AdFraud'07

Competition and Fraud in Online Advertising Markets

Speaker: Bob Mungamuru, Stanford University and Stephen Weis, Google, Inc.

Title: Competition and Fraud in Online Advertising Markets

Abstract:
Advertising fraud, particularly click fraud, is a growing concern to the online advertising industry. Unlike many online security threats, ad fraud is primarily motivated by financial gain. Successfully committing ad fraud yields direct monetary gains for attackers at the expense of the victims. Thus, it is natural to consider online ad fraud in an economic context.

The online advertising market can be modeled as a dynamic game between three classes of players: publishers, advertisers, and ad networks. Publishers produce content that draws traffic and sell advertising space to advertisers. Ad networks act as intermediaries who connect publishers and advertisers. In practice, there are many publishers, many advertisers, and relatively few ad networks. Often a single organization may play two roles in the system, for instance, being both a publisher and advertiser or being both a publisher and ad network.
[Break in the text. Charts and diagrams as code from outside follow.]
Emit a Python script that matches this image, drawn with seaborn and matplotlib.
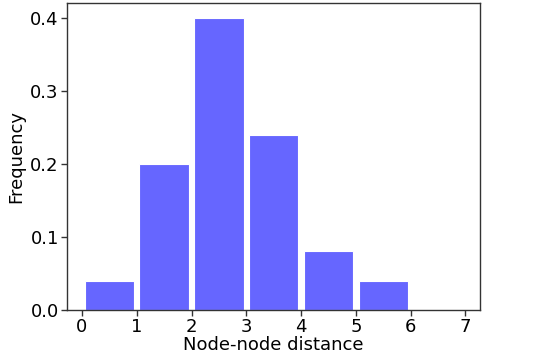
import numpy as np
import pandas as pd
import matplotlib
matplotlib.use("Agg")
import matplotlib.pyplot as plt
import seaborn as sns

# Histogram of node-node distances (normalized frequency)
distance = [0, 1, 2, 3, 4, 5, 6]
frequency = [0.04, 0.20, 0.40, 0.24, 0.08, 0.04, 0.0]
bin_edges = [0, 1, 2, 3, 4, 5, 6, 7]

df = pd.DataFrame({"distance": distance, "frequency": frequency})

sns.set_style("ticks")
plt.rcParams['font.family'] = ['DejaVu Sans']
plt.rcParams['text.color'] = 'black'
plt.rcParams['axes.labelcolor'] = 'black'
plt.rcParams['xtick.color'] = 'black'
plt.rcParams['ytick.color'] = 'black'

fig = plt.figure(figsize=(5.33, 3.54), dpi=100)
ax = fig.add_axes([0.126, 0.125, 0.774, 0.866])

sns.histplot(data=df, x="distance", weights="frequency", bins=bin_edges,
             shrink=0.9, color="#6666ff", alpha=1.0, edgecolor="white",
             linewidth=0.8, ax=ax)

ax.set_xlim(-0.27, 7.26)
ax.set_ylim(0, 0.42)
ax.set_xticks(range(8))
ax.set_yticks([0.0, 0.1, 0.2, 0.3, 0.4])
ax.set_xlabel("Node-node distance", fontsize=13, labelpad=0)
ax.set_ylabel("Frequency", fontsize=13, labelpad=4)
ax.tick_params(labelsize=13, length=4, width=1, pad=2, color="#333333")
for s in ax.spines.values():
    s.set_visible(True)
    s.set_color("#333333")
    s.set_linewidth(1)

plt.savefig("out.png", dpi=100)
plt.close()
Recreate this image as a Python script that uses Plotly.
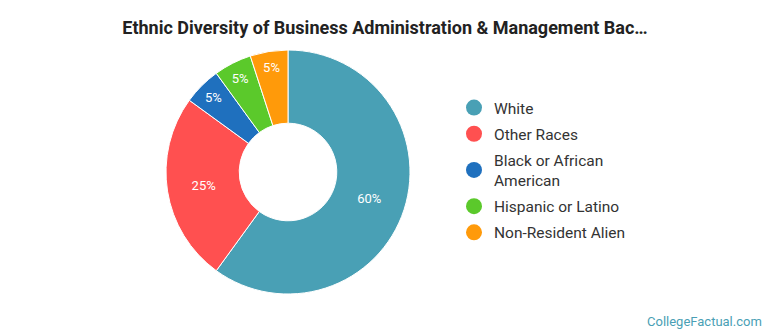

A complete specification of the player types, action spaces, and signals in this dynamic game can quickly become intractable. A publisher's type includes, among other things, the volume of traffic they receive, the quality of their content, and their user demographics and interests. Advertiser types are differentiated by their budget, the value of traffic they receive through ads, the quality of their campaign, and their relevance to particular demographics. Ad networks will differ in their ability to detect ad fraud, as well as the quality and relevance of their ad serving mechanisms.

The players' action spaces can also be of high dimensionality. Publishers may choose to commit fraud by engaging in click inflation, must decide how to allocate both legitimate and fraudulent traffic to competing ad networks, and may choose the amount of resources to invest in developing content or improving their site. Advertisers must decide how to allocate their budget across competing ad networks and may choose to defraud rivals through impression spam and competitive clicking. Ad networks must decide how much revenue to offer each publisher, how to filter fraudulent ad impressions and click-throughs, and which mechanism to use to sell ads, e.g. which type of auction. Modeling keyword-based advertising adds a further layer of complexity.

In our work, we first pose the ad fraud problem in detail. We then make a sequence of simplifications, leading to a tractable model that isolates the strategic interactions between competing ad networks. In particular, each ad network makes a single decision per period - how "aggressively" to filter for ad fraud. If an ad network filters more aggressively, advertisers realize a higher return on their investment, but the publishers and the ad network incur a higher false positive rate. Conversely, if an ad network filters less aggressively, the publishers and the ad network see a short term gain, but advertisers realize lower returns. The publishers and advertisers are assumed to observe the past history and play their best responses. We characterize the equilibria of this game, study convergence properties, and discuss the effect of reputation.